Defense electronics spending returning to normal after six-plus years of fat post-9/11 budgets

April 16, 2008
NEWTOWN, Conn., 16 April 2008. The U.S. defense electronics market will decline by 55.6 percent over the next 10 years, from a high of $15.05 billion in 2008 to $6.68 billion in 2017, in a return to pre-9/11 levels, according to market researchers at Forecast International in Newtown, Conn.

NEWTOWN, Conn., 16 April 2008. The U.S. defense electronics market will decline by 55.6 percent over the next 10 years, from a high of $15.05 billion in 2008 to $6.68 billion in 2017, in a return to pre-9/11 levels, according to market researchers at Forecast International in Newtown, Conn.

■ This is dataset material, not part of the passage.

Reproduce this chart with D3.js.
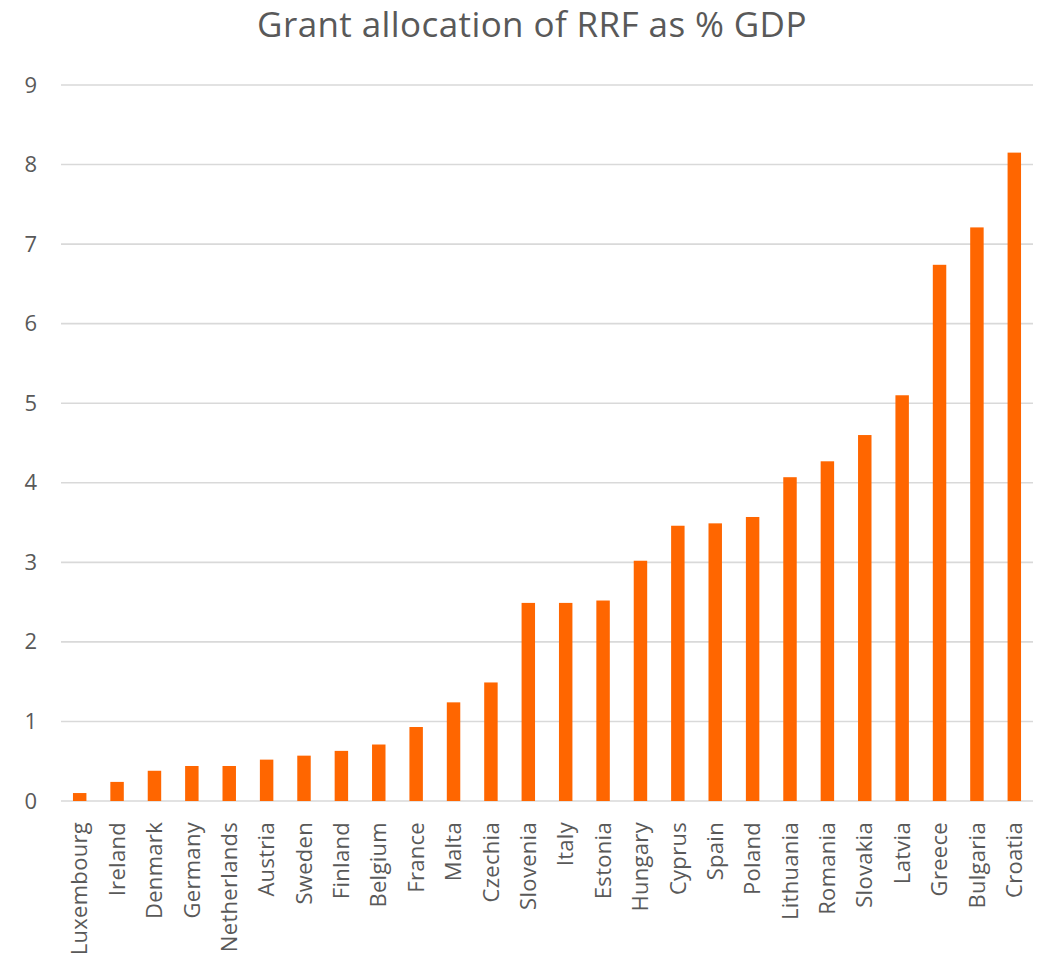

This downward trend indicates that the defense electronics market is not necessarily down over the long term, but is simply returning to normal levels similar to those before the September 2001 terrorist attacks on the World Trade Center and the Pentagon, analysts say.

The domestic defense electronics market will be worth at least $102.6 billion from 2008 to 2017, according to Forecast International's report entitled 2008 Overview of the U.S. Defense Electronics Market.

"The long-predicted post-9/11 market correction is in effect," says Richard Sterk, senior analyst at Forecast International. "The drawdown in American defense electronics spending has started."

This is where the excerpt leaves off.